(What is asked): Search the data below for the string "this". Extract every line that contains it.

────────────────────

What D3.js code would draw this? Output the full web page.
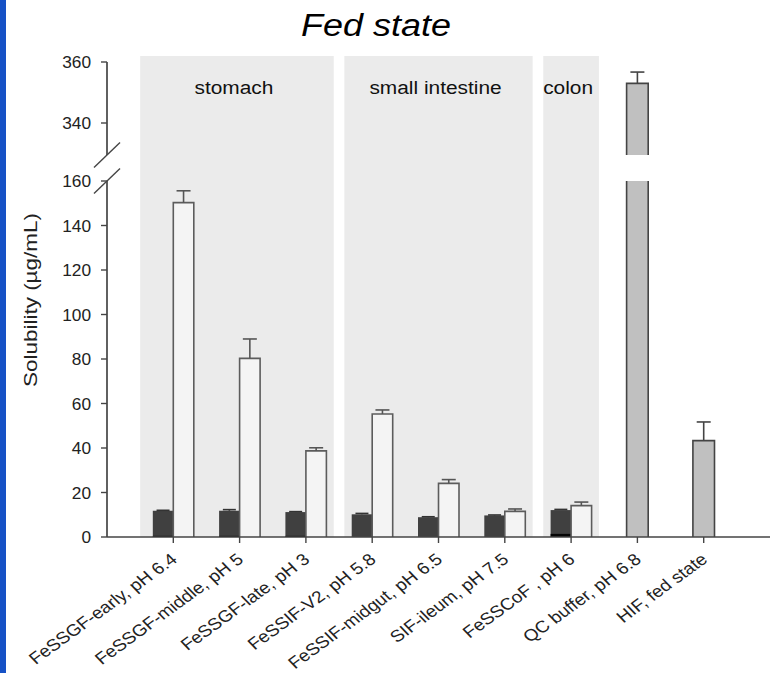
<!DOCTYPE html>
<html>
<head>
<meta charset="utf-8">
<script src="https://cdn.jsdelivr.net/npm/d3@7"></script>
<style>
  body { margin: 0; background: #fff; }
  svg { display: block; font-family: "Liberation Sans", Arial, sans-serif; }
</style>
</head>
<body>
<svg id="chart" width="774" height="673"></svg>
<script>
// data
const categories = ["FeSSGF-early, pH 6.4", "FeSSGF-middle, pH 5", "FeSSGF-late, pH 3",
  "FeSSIF-V2, pH 5.8", "FeSSIF-midgut, pH 6.5", "SIF-ileum, pH 7.5", "FeSSCoF , pH 6",
  "QC buffer, pH 6.8", "HIF, fed state"]

// paired bars (first 7 media)
const darkVals = [11.8, 11.8, 11.2, 10.2, 8.9, 9.7, 12.1]
const darkErr = [12.0, 12.3, 11.4, 10.6, 9.1, 9.9, 12.4]
const blackVals = [0.5, 0.5, 0.5, 0, 0, 0, 1.4]
const whiteVals = [150.3, 80.3, 38.7, 55.3, 24.1, 11.5, 14.1]
const whiteErr = [155.6, 89.0, 40.1, 57.1, 25.8, 12.6, 15.7]

// single bars (QC buffer, HIF)
const greyCats = ["QC buffer, pH 6.8", "HIF, fed state"]
const greyVals = [353, 43.3]
const greyErr = [356.7, 51.7]

const lowTicks = [0, 20, 40, 60, 80, 100, 120, 140, 160]
const highTicks = [340, 360]

const regions = [
  { label: "stomach", first: 0, last: 2 },
  { label: "small intestine", first: 3, last: 5 },
  { label: "colon", first: 6, last: 6 }
]

const svg = d3.select("#chart")
const sx = 1.16   // the figure is a little wider than it is tall

// left blue edge
svg.append("rect").attr("x", 0).attr("y", 0).attr("width", 6).attr("height", 673).attr("fill", "#1652c6")

const x0 = 107, x1 = 770
const x = d3.scalePoint().domain(categories).range([x0, x1]).padding(1)
const step = x.step()

const yLow = d3.scaleLinear().domain([0, 160]).range([537, 181])
const yHigh = d3.scaleLinear().domain([340, 360]).range([123, 62])
const breakTop = 155   // bottom end of upper segment

function yv(v) { return v > 160 ? yHigh(v) : yLow(v) }

// shaded regions
regions.forEach(function (r) {
  let left = x(categories[r.first]) - step * 0.42
  let right = x(categories[r.last]) + step * 0.42
  if (r.first == 0) left = x(categories[0]) - step * 0.5
  svg.append("rect").attr("x", left).attr("y", 56).attr("width", right - left).attr("height", 537 - 56)
    .attr("fill", "#ebebeb")
  let g = svg.append("g")
  let t = g.append("text").text(r.label).attr("font-size", 18).attr("fill", "#111")
    .attr("transform", "scale(" + sx + ",1)")
  let w = t.node().getComputedTextLength() * sx
  if (w > right - left) {
    g.attr("transform", "translate(" + (left + 10) + ",94)")
  } else {
    t.attr("text-anchor", "middle")
    g.attr("transform", "translate(" + ((left + right) / 2 - 3) + ",94)")
  }
})

// bar drawing helper: fill + outline on left, top and right
function bar(xl, w, v, fill, stroke) {
  let segs = []
  if (v > 160) {
    segs.push([yLow(160), yLow(0)])
    segs.push([yHigh(v), breakTop])
  } else {
    segs.push([yLow(v), yLow(0)])
  }
  segs.forEach(function (s, i) {
    svg.append("rect").attr("x", xl).attr("y", s[0]).attr("width", w).attr("height", s[1] - s[0])
      .attr("fill", fill)
    if (stroke) {
      let p = d3.path()
      p.moveTo(xl, s[1]); p.lineTo(xl, s[0])
      if (i == segs.length - 1) p.lineTo(xl + w, s[0])
      else p.moveTo(xl + w, s[0])
      p.lineTo(xl + w, s[1])
      svg.append("path").attr("d", p.toString()).attr("fill", "none")
        .attr("stroke", stroke).attr("stroke-width", 1.6)
    }
  })
}

function errBar(cx, v, e, cap, color) {
  svg.append("line").attr("x1", cx).attr("x2", cx).attr("y1", yv(v)).attr("y2", yv(e))
    .attr("stroke", color).attr("stroke-width", 1.6)
  svg.append("line").attr("x1", cx - cap / 2).attr("x2", cx + cap / 2).attr("y1", yv(e)).attr("y2", yv(e))
    .attr("stroke", color).attr("stroke-width", 1.6)
}

const bw = 20.5
darkVals.forEach(function (v, i) {
  let cx = x(categories[i])
  bar(cx - bw, bw, v, "#404040", null)
  if (blackVals[i] > 0) bar(cx - bw, bw, blackVals[i], "#050505", null)
  errBar(cx - bw / 2, v, darkErr[i], 13, "#333")
})
whiteVals.forEach(function (v, i) {
  let cx = x(categories[i])
  bar(cx, bw, v, "#f4f4f4", "#5c5c5c")
  errBar(cx + bw / 2, v, whiteErr[i], 14, "#555")
})
greyVals.forEach(function (v, i) {
  let cx = x(greyCats[i])
  errBar(cx, v, greyErr[i], 14, "#444")
  bar(cx - 10.8, 21.6, v, "#c0c0c0", "#444")
})

// y axis, two segments with a break
const axisColor = "#454545"
svg.append("line").attr("x1", x0).attr("x2", x0).attr("y1", yHigh(360)).attr("y2", breakTop)
  .attr("stroke", axisColor).attr("stroke-width", 1.7)
svg.append("line").attr("x1", x0).attr("x2", x0).attr("y1", yLow(160)).attr("y2", yLow(0))
  .attr("stroke", axisColor).attr("stroke-width", 1.7)
;[breakTop, yLow(160)].forEach(function (yy) {
  svg.append("line").attr("x1", x0 - 13).attr("x2", x0 + 13).attr("y1", yy + 12.5).attr("y2", yy - 12.5)
    .attr("stroke", axisColor).attr("stroke-width", 1.4)
})

function yTicks(scale, ticks) {
  ticks.forEach(function (t) {
    let yy = scale(t)
    svg.append("line").attr("x1", x0 - 6).attr("x2", x0).attr("y1", yy).attr("y2", yy)
      .attr("stroke", axisColor).attr("stroke-width", 1.4)
    svg.append("g").attr("transform", "translate(91," + (yy + 6) + ")")
      .append("text").text(t).attr("text-anchor", "end").attr("font-size", 16).attr("fill", "#222")
      .attr("transform", "scale(1.08,1)")
  })
}
yTicks(yLow, lowTicks)
yTicks(yHigh, highTicks)

// x axis
svg.append("line").attr("x1", x0).attr("x2", x1).attr("y1", yLow(0)).attr("y2", yLow(0))
  .attr("stroke", axisColor).attr("stroke-width", 1.7)
categories.forEach(function (c) {
  let cx = x(c)
  svg.append("line").attr("x1", cx).attr("x2", cx).attr("y1", yLow(0)).attr("y2", yLow(0) + 6)
    .attr("stroke", axisColor).attr("stroke-width", 1.4)
  svg.append("g").attr("transform", "translate(" + (cx + 5) + ",561) scale(1.15,1) rotate(-40)")
    .append("text").text(c).attr("text-anchor", "end").attr("font-size", 16.5).attr("fill", "#222")
})

// y label
svg.append("text").text("Solubility (µg/mL)")
  .attr("transform", "translate(37,300) rotate(-90)")
  .attr("text-anchor", "middle").attr("font-size", 19).attr("fill", "#222")
  .attr("textLength", 174).attr("lengthAdjust", "spacingAndGlyphs")

// title
svg.append("g").attr("transform", "translate(376,36)")
  .append("text").text("Fed state").attr("text-anchor", "middle").attr("font-size", 31)
  .attr("font-style", "italic").attr("fill", "#000")
  .attr("transform", "scale(" + sx + ",1)")
</script>
</body>
</html>
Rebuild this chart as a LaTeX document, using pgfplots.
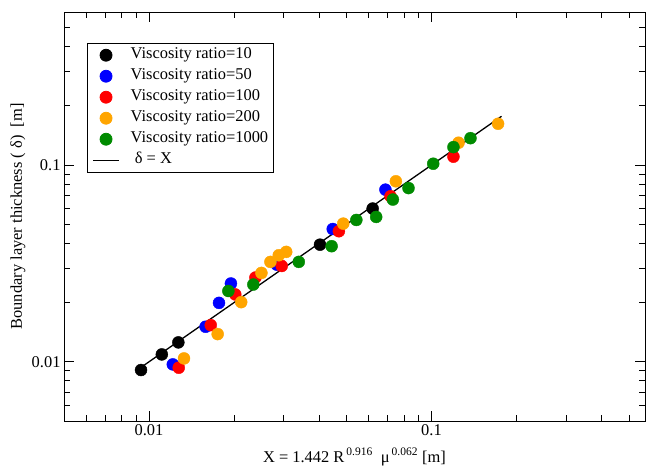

────────────────────

(Finished task):
What D3.js code would draw this? Output the full web page.
Rebuild this chart as a LaTeX document, using pgfplots.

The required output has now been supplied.